:: DATA SHOWN ::
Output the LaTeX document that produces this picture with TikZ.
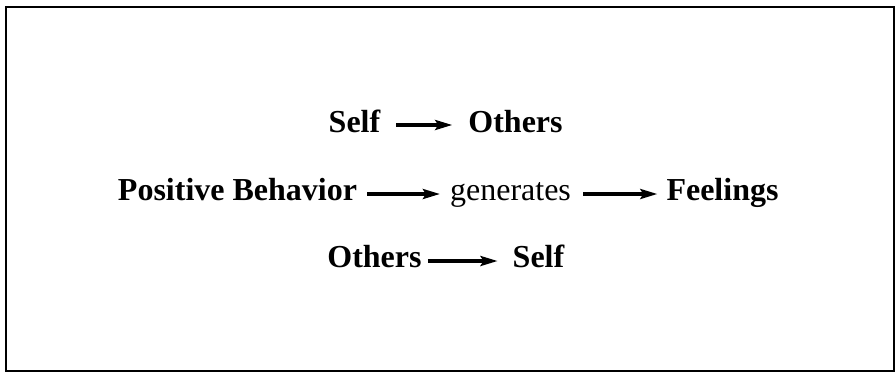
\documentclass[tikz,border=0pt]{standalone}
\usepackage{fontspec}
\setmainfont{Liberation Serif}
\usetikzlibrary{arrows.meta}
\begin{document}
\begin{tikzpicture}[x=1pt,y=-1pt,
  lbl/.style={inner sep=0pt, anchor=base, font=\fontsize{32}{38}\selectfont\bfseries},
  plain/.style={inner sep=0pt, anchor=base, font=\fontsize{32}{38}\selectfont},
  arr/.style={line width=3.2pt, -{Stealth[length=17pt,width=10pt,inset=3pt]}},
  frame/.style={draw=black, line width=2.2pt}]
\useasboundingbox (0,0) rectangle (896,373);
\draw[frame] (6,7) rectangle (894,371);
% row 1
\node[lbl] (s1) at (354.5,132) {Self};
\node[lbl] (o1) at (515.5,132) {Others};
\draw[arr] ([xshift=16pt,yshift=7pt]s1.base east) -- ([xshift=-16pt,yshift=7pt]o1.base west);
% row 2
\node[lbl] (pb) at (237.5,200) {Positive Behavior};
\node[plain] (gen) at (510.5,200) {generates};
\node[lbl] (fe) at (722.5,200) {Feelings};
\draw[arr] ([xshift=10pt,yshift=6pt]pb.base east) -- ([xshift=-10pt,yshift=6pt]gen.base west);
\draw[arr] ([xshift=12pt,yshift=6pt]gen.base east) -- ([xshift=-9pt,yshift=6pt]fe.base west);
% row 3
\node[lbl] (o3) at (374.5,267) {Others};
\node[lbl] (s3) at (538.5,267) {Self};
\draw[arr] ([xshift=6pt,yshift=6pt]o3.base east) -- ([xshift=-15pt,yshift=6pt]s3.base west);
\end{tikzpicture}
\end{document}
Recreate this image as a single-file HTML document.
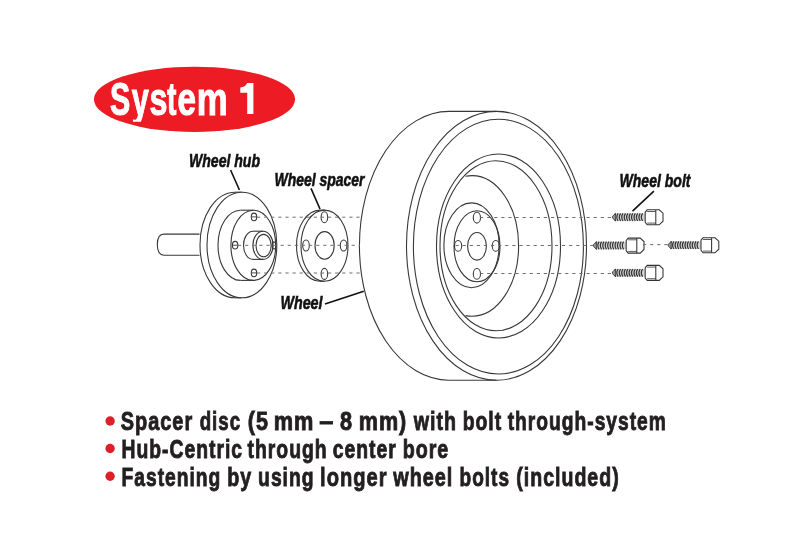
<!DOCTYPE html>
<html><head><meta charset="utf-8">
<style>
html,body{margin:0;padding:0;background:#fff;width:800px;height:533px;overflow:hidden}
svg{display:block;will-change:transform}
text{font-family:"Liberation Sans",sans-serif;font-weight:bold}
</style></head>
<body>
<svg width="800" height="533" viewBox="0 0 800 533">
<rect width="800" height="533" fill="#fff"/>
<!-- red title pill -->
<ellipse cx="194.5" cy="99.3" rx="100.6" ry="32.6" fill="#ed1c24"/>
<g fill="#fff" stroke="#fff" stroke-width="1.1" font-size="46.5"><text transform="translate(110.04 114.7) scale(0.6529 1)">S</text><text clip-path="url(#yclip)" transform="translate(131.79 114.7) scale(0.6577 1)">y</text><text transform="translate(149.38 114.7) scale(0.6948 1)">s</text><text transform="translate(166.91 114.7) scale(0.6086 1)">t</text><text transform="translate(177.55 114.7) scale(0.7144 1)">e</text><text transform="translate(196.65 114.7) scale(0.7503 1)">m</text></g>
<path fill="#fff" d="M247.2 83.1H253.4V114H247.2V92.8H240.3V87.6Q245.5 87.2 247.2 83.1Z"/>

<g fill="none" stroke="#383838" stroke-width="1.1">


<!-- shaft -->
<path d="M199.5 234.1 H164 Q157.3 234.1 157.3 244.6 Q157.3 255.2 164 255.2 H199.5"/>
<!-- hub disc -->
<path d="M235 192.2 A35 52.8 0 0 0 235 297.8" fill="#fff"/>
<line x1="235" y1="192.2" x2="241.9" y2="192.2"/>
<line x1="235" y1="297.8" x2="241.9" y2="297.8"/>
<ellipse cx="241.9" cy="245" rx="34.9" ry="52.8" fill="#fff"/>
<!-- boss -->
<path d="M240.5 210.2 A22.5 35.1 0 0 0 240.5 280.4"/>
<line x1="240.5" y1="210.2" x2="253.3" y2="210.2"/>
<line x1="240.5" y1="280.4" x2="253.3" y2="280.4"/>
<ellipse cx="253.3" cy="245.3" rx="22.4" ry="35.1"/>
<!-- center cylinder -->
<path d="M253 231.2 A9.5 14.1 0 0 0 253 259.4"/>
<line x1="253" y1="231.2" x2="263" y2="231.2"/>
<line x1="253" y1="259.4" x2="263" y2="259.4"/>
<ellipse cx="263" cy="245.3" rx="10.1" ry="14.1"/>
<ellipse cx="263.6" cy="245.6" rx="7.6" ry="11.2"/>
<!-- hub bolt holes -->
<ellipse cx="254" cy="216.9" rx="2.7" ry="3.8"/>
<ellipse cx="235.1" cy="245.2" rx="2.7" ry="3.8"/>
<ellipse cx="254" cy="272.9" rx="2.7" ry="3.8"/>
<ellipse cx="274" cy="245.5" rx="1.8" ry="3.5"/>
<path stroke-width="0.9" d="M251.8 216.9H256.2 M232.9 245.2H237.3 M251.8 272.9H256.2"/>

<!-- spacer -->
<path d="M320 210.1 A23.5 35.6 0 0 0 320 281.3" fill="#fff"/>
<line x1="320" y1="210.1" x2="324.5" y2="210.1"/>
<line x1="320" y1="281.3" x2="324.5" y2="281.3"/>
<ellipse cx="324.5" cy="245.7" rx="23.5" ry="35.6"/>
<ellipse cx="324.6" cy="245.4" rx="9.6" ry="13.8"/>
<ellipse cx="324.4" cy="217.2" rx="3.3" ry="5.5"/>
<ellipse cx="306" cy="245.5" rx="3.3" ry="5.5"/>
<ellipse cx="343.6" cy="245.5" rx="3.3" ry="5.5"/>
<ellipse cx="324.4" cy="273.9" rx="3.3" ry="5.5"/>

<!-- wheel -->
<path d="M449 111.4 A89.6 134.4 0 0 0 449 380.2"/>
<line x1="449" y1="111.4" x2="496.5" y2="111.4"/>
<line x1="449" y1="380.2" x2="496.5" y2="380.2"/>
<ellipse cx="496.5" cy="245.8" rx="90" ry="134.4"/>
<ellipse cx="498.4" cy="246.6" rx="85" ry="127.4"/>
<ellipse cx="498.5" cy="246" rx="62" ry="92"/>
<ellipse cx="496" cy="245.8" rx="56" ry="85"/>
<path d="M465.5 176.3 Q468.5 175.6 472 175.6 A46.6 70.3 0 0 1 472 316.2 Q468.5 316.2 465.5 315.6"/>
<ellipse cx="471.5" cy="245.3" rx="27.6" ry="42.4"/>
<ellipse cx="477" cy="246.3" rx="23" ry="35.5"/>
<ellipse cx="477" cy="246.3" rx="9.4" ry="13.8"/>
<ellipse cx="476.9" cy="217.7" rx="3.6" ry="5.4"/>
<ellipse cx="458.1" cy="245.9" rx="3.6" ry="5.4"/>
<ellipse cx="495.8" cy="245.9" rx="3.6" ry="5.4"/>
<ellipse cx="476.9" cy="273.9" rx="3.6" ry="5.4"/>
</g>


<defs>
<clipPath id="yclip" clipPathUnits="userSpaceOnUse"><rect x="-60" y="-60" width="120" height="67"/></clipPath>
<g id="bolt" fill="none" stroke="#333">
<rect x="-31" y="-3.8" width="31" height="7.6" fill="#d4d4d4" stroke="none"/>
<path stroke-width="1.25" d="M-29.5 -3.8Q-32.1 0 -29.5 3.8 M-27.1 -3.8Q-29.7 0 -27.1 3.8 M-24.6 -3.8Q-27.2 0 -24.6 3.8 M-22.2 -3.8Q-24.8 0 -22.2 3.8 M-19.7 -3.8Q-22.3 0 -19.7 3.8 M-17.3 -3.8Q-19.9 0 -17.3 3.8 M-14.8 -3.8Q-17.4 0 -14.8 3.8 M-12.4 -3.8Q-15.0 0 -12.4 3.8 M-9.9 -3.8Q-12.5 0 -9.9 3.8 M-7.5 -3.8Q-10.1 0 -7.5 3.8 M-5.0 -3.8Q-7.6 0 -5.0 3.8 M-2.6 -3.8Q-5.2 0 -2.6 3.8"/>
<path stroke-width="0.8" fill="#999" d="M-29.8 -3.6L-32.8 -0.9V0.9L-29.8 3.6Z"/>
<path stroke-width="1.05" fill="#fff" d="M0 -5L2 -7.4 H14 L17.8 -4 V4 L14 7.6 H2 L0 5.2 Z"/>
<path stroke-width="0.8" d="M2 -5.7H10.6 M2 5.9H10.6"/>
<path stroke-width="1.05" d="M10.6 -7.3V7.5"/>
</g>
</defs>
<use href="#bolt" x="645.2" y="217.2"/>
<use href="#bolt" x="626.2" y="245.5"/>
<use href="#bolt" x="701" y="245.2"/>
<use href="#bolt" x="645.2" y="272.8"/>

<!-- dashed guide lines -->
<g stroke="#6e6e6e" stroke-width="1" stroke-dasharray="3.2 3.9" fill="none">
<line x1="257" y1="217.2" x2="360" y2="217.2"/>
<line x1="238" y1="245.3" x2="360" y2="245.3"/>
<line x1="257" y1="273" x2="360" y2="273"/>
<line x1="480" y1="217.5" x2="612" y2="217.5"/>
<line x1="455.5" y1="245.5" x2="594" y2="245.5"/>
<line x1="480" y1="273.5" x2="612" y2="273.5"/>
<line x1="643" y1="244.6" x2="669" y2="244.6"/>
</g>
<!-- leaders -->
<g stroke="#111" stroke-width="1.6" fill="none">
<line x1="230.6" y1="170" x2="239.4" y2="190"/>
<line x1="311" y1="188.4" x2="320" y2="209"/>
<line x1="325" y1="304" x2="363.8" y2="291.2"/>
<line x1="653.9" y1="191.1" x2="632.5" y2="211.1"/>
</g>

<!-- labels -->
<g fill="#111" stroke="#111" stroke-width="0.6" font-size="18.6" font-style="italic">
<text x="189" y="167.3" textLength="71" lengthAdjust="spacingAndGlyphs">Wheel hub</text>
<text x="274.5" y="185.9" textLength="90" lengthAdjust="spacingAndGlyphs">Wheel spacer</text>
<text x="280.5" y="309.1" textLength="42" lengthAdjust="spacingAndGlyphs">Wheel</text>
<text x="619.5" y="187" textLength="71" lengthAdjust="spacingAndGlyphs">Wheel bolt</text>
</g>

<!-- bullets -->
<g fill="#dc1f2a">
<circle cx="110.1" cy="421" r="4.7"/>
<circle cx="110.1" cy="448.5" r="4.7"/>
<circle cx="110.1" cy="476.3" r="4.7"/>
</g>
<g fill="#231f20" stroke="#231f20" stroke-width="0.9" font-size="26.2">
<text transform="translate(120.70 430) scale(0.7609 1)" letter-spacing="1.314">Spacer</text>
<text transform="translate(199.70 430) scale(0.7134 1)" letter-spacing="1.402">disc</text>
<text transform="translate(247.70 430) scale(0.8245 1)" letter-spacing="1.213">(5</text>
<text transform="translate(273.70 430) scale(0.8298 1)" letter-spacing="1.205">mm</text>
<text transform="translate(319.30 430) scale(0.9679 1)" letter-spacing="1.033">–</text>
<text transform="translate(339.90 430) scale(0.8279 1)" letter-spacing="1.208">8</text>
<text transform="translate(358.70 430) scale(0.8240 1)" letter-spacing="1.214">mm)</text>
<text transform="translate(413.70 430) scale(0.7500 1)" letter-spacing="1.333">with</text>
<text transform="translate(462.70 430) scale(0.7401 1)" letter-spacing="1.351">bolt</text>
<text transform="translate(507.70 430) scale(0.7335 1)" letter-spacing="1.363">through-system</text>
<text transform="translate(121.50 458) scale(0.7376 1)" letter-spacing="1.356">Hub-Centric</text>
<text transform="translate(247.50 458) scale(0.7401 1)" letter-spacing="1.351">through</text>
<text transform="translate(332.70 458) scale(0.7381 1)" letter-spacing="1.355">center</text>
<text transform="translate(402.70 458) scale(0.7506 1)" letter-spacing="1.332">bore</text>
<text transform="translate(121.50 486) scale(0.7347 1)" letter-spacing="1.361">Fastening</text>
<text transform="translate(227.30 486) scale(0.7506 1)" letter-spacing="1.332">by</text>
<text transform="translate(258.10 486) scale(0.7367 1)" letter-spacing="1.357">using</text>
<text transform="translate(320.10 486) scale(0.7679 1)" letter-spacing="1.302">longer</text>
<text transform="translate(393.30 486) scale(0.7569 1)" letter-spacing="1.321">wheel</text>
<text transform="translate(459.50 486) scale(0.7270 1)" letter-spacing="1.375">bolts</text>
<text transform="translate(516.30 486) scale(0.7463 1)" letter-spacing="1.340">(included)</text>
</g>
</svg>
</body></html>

:: WHAT YOU ARE ASKED TO DO ::
Copy each line from the data above that includes "this".

:: EXERCISE RESULT ::
Output the LaTeX document that produces this picture with TikZ.
Recreate this image as a single-file HTML document.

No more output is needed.